◆ Data extract
---------------

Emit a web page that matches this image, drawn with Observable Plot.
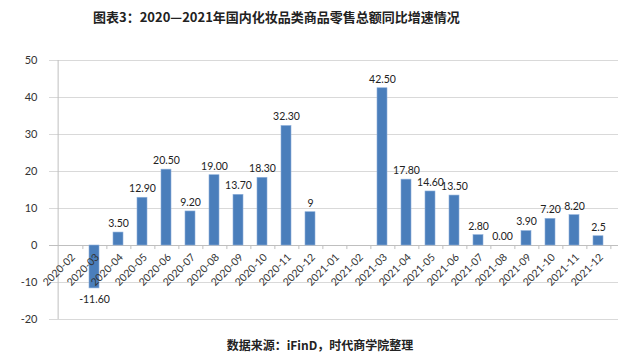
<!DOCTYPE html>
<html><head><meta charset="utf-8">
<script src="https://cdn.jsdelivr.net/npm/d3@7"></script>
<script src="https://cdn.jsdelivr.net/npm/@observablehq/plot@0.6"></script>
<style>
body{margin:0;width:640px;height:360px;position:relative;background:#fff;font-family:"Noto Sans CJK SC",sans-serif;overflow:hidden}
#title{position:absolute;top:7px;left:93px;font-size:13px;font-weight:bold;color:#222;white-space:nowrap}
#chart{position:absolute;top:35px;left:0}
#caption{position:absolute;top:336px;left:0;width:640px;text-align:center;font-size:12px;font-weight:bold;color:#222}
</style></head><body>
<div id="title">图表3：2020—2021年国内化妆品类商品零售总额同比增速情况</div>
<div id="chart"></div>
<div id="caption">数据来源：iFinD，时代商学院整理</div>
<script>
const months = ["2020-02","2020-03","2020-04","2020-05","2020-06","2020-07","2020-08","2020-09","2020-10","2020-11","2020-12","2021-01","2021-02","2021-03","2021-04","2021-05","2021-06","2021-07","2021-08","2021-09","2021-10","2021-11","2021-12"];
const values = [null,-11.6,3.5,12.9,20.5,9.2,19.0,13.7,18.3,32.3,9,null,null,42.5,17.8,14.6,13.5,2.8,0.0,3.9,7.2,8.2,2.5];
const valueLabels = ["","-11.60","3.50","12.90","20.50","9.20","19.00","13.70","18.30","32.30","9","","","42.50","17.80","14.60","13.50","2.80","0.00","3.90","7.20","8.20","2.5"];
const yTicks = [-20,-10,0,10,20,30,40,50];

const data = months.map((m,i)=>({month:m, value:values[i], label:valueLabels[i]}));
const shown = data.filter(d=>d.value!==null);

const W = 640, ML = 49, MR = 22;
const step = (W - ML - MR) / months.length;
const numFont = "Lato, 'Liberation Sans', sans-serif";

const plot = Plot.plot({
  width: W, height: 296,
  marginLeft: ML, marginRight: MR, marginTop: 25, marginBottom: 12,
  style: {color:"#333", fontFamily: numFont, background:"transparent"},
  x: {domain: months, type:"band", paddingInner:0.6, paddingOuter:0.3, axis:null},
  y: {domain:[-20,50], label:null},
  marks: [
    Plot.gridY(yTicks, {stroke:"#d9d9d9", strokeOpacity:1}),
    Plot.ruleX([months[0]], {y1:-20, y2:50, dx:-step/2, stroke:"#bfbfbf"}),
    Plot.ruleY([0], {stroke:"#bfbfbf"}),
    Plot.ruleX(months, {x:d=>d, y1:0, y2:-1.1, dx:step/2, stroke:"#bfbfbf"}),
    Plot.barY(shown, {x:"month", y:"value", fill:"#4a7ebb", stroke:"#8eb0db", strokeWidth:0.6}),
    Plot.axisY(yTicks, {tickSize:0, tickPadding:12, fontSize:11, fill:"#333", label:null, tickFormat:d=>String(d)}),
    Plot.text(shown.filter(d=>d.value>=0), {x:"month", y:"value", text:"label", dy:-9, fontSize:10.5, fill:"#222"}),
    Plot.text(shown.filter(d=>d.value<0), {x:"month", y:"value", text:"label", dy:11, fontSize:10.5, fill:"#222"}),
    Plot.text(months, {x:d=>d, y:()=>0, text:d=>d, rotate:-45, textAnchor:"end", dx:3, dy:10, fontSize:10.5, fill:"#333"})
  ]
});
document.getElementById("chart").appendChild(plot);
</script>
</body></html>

---------------

◆ Given problem
Return the material exactly as given, apart from the pictures.

◆ Task response
Emit a web page that matches this image, drawn with Observable Plot.
<!DOCTYPE html>
<html><head><meta charset="utf-8">
<script src="https://cdn.jsdelivr.net/npm/d3@7"></script>
<script src="https://cdn.jsdelivr.net/npm/@observablehq/plot@0.6"></script>
<style>
body{margin:0;width:640px;height:360px;position:relative;background:#fff;font-family:"Noto Sans CJK SC",sans-serif;overflow:hidden}
#title{position:absolute;top:7px;left:93px;font-size:13px;font-weight:bold;color:#222;white-space:nowrap}
#chart{position:absolute;top:35px;left:0}
#caption{position:absolute;top:336px;left:0;width:640px;text-align:center;font-size:12px;font-weight:bold;color:#222}
</style></head><body>
<div id="title">图表3：2020—2021年国内化妆品类商品零售总额同比增速情况</div>
<div id="chart"></div>
<div id="caption">数据来源：iFinD，时代商学院整理</div>
<script>
const months = ["2020-02","2020-03","2020-04","2020-05","2020-06","2020-07","2020-08","2020-09","2020-10","2020-11","2020-12","2021-01","2021-02","2021-03","2021-04","2021-05","2021-06","2021-07","2021-08","2021-09","2021-10","2021-11","2021-12"];
const values = [null,-11.6,3.5,12.9,20.5,9.2,19.0,13.7,18.3,32.3,9,null,null,42.5,17.8,14.6,13.5,2.8,0.0,3.9,7.2,8.2,2.5];
const valueLabels = ["","-11.60","3.50","12.90","20.50","9.20","19.00","13.70","18.30","32.30","9","","","42.50","17.80","14.60","13.50","2.80","0.00","3.90","7.20","8.20","2.5"];
const yTicks = [-20,-10,0,10,20,30,40,50];

const data = months.map((m,i)=>({month:m, value:values[i], label:valueLabels[i]}));
const shown = data.filter(d=>d.value!==null);

const W = 640, ML = 49, MR = 22;
const step = (W - ML - MR) / months.length;
const numFont = "Lato, 'Liberation Sans', sans-serif";

const plot = Plot.plot({
  width: W, height: 296,
  marginLeft: ML, marginRight: MR, marginTop: 25, marginBottom: 12,
  style: {color:"#333", fontFamily: numFont, background:"transparent"},
  x: {domain: months, type:"band", paddingInner:0.6, paddingOuter:0.3, axis:null},
  y: {domain:[-20,50], label:null},
  marks: [
    Plot.gridY(yTicks, {stroke:"#d9d9d9", strokeOpacity:1}),
    Plot.ruleX([months[0]], {y1:-20, y2:50, dx:-step/2, stroke:"#bfbfbf"}),
    Plot.ruleY([0], {stroke:"#bfbfbf"}),
    Plot.ruleX(months, {x:d=>d, y1:0, y2:-1.1, dx:step/2, stroke:"#bfbfbf"}),
    Plot.barY(shown, {x:"month", y:"value", fill:"#4a7ebb", stroke:"#8eb0db", strokeWidth:0.6}),
    Plot.axisY(yTicks, {tickSize:0, tickPadding:12, fontSize:11, fill:"#333", label:null, tickFormat:d=>String(d)}),
    Plot.text(shown.filter(d=>d.value>=0), {x:"month", y:"value", text:"label", dy:-9, fontSize:10.5, fill:"#222"}),
    Plot.text(shown.filter(d=>d.value<0), {x:"month", y:"value", text:"label", dy:11, fontSize:10.5, fill:"#222"}),
    Plot.text(months, {x:d=>d, y:()=>0, text:d=>d, rotate:-45, textAnchor:"end", dx:3, dy:10, fontSize:10.5, fill:"#333"})
  ]
});
document.getElementById("chart").appendChild(plot);
</script>
</body></html>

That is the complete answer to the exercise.